Si no hubieran ido tan a fondo con el saqueo, le hubieran quitado legitimidad a nuestra propuesta de administrar soberanamente nuestras divisas e intervenir sobre el sistema financiero. Si no hubiera sido tan brutal el abuso de los monopolios privados sobre las tarifas de servicios, le hubieran restado legitimidad a nuestra propuesta de recuperar el manejo estatal de los mismos. El Estado, como institución que representa a la sociedad, es quien debe garantizar que, a esta altura de la civilización, el agua, el gas y la electricidad son derechos humanos esenciales y no meros bienes de mercado al servicio de la ganancia empresaria. Si no hubieran ido tan a fondo en la manipulación de los precios, le restarían legitimidad a nuestra necesidad de intervenir en la cadena de comercialización, tanto interna como externa. Si no hubiera sido tan deshonroso el abuso de la mentira, le restarían fuerza a nuestra propuesta de democratizar la propiedad de las empresas de comunicación, sin restringir un ápice la libertad de expresión y el derecho público a estar informados e informadas. Si el desquicio ocasionado a nuestro sistema judicial hubiera sido menos inescrupuloso, tendríamos menos margen para intervenir a fondo sobre él.

Es tal la concentración de riqueza y el consecuente desamparo que generan el neoliberalismo y su consecuencia natural, la salida endogámica, xenófoba, neofascista, que un nuevo período de gobiernos populares en la Argentina y la región deberá aplicar políticas profundamente no-neoliberales.

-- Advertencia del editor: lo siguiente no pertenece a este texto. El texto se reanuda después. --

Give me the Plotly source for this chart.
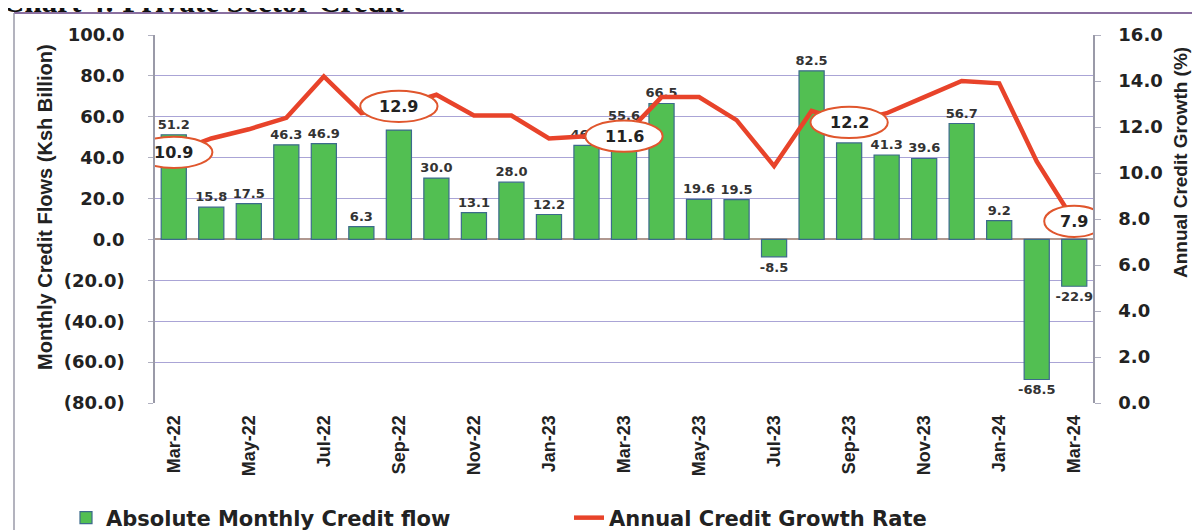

Y esto no se circunscribe sólo al plano económico, sino que abarca el cultural y el institucional. La democracia liberal, que tuvo origen conceptual en la Ilustración y la Revolución Francesa y origen práctico en la Constitución de los Estados Unidos, y que en su debido tiempo sirvió para morigerar los abusos de las monarquías absolutas, se convirtió en un sistema tan permeable a la influencia del capital globalizado y por lo tanto tan deformador de la verdadera voluntad de los pueblos, como aquel al que había venido a remplazar. Por lo tanto, las consecuencias del neoliberalismo económico y financiero no se pueden sortear desde el mismo sistema institucional y de representación política liberal que es quien lo ha consentido y autorizado. La democracia liberal no es un sistema insuficiente, sino perverso. Porque crea la ilusión de participación a través del voto –instituto del que no renegamos— pero en la práctica adultera sustancialmente la voluntad popular. Con la sola democracia liberal los pueblos votan, pero no deciden. El poder real de decisión continúa en manos de los grandes monopolios. Nuestra propuesta incluye la reformulación integral de nuestras instituciones políticas.

En definitiva, así como la Argentina dijo Nunca Más al terrorismo de Estado, el presente genocidio por goteo que causa el neoliberalismo financiero deberá tener también su Nunca Más. Porque se trata del mismo proyecto, aplicado con distintos métodos. Lo que ayer se consiguió por vía de la tortura y la desaparición, hoy se expresa en forma de persecución judicial, proscripción política, monopolio cultural y adormecimiento intelectual de la población. Y también merece su definitivo Nunca Más.